**THE REQUEST**: Work through the data and report how many lines include the string "this", giving the number alone.

**ROWS**:
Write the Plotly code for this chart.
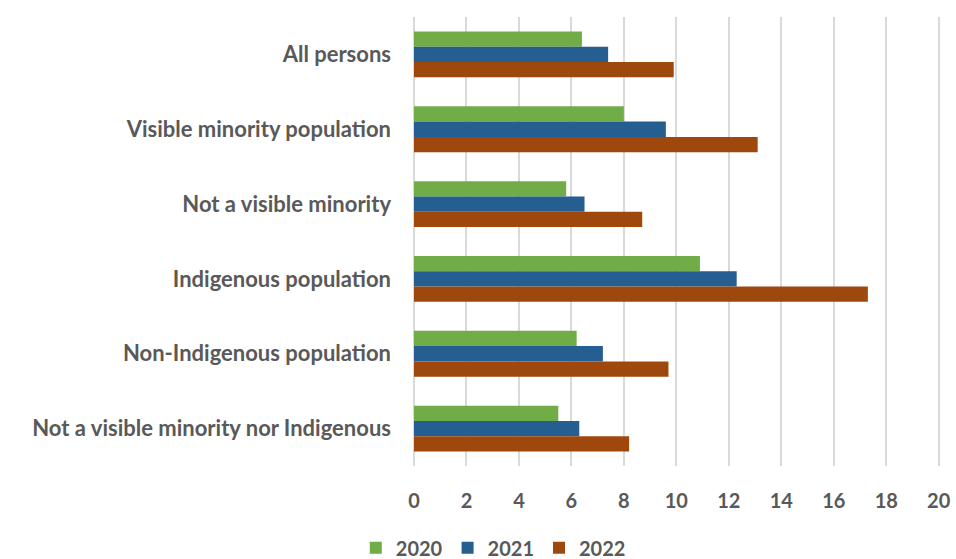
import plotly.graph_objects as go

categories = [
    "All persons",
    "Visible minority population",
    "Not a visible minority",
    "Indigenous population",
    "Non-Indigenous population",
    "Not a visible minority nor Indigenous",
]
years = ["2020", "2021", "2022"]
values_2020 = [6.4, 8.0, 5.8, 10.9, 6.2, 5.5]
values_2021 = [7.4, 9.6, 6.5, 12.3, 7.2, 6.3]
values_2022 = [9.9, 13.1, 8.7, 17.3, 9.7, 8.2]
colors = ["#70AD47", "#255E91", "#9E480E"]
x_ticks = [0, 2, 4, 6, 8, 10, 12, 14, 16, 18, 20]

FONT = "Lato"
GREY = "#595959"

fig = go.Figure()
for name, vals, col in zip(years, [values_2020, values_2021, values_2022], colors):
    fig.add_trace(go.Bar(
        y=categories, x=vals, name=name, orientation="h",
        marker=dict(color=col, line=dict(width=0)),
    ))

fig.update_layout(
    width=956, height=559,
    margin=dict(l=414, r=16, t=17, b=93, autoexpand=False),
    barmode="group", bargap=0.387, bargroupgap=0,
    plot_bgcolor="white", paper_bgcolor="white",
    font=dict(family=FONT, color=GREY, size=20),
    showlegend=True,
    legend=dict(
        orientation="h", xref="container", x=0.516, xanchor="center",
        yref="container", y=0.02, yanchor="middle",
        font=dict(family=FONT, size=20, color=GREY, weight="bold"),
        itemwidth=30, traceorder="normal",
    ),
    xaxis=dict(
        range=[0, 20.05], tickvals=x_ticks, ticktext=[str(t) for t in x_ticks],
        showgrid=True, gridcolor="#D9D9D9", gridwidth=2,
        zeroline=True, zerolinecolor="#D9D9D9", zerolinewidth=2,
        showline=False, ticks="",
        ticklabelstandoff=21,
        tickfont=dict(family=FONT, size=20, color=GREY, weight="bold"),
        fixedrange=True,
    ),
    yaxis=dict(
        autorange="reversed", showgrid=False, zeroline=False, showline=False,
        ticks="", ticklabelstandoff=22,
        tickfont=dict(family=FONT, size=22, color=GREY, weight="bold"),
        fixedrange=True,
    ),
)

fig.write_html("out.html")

* * *

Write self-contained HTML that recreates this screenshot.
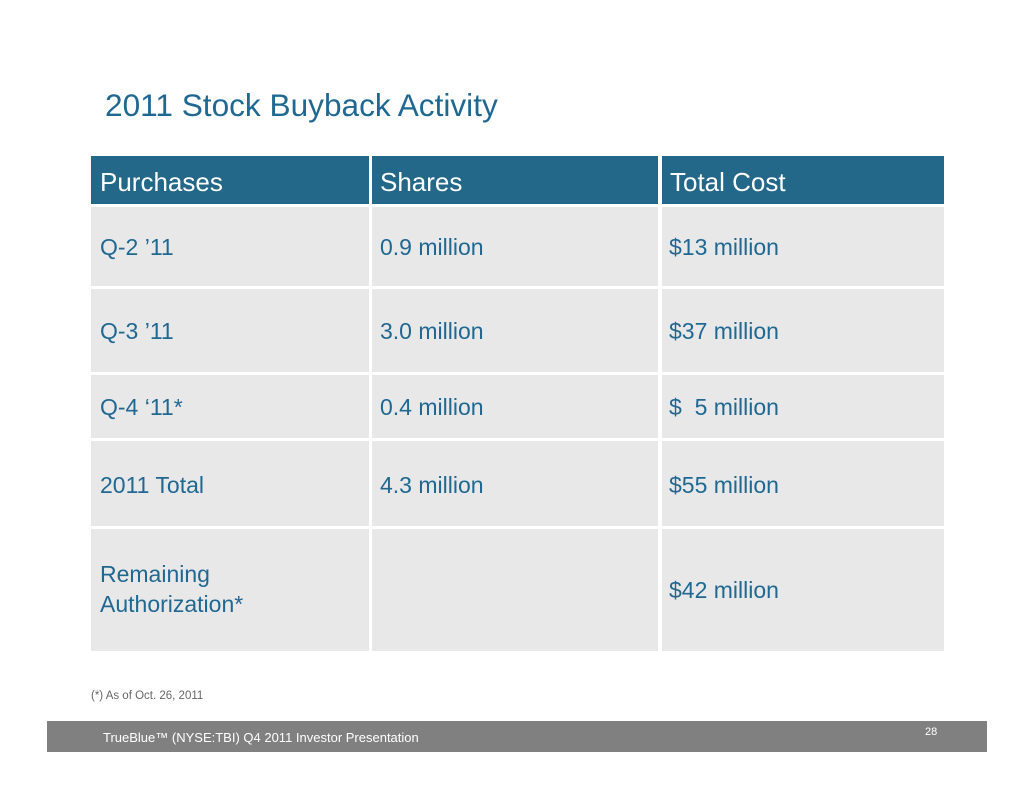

==

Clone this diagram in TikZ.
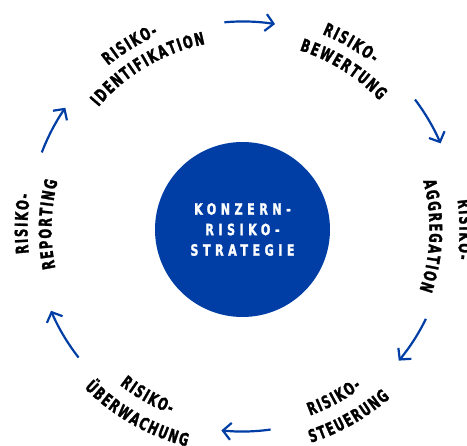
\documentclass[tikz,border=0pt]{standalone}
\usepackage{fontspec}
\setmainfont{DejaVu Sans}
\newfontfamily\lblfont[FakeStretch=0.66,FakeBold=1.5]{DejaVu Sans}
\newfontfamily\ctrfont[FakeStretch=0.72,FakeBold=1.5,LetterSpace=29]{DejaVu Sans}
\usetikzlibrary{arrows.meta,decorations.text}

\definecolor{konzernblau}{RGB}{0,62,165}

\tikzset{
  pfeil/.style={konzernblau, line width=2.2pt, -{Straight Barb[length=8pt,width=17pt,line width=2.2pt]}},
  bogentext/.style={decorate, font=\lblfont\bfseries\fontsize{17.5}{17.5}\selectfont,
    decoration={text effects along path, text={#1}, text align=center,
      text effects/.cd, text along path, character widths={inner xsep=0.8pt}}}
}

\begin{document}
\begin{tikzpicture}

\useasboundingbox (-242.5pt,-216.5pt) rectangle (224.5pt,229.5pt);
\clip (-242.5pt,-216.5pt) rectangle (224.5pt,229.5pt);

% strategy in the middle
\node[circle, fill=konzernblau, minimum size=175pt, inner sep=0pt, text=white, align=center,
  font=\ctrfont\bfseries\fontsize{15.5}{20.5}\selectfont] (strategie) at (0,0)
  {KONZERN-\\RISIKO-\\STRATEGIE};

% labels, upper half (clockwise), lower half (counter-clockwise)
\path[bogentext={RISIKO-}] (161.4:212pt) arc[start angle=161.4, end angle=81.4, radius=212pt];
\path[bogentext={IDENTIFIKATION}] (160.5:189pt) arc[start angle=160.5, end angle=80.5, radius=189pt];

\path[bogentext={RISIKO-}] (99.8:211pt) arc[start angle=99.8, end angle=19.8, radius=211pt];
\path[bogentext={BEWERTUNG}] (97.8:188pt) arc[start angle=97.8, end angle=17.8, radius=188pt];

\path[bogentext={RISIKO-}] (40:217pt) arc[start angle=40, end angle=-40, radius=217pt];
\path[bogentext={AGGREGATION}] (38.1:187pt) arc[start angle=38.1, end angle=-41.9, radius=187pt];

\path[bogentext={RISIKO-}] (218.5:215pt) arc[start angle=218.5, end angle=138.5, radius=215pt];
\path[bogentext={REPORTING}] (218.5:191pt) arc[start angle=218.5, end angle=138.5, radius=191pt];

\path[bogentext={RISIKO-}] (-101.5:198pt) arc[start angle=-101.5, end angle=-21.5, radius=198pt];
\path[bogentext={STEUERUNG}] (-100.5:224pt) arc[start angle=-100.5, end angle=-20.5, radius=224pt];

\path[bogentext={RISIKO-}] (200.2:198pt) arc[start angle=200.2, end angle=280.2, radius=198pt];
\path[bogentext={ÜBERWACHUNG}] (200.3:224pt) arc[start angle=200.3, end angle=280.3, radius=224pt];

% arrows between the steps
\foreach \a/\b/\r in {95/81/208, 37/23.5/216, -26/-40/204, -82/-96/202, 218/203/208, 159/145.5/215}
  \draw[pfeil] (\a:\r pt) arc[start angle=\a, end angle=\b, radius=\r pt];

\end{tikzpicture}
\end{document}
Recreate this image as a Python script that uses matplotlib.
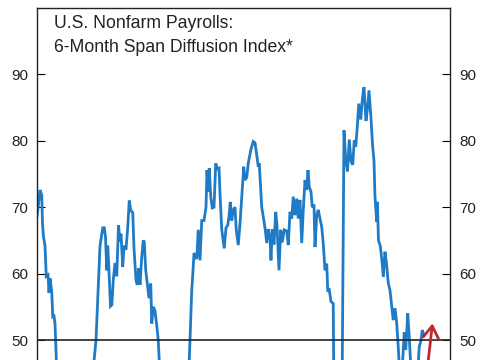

**TASK OUTPUT**: 4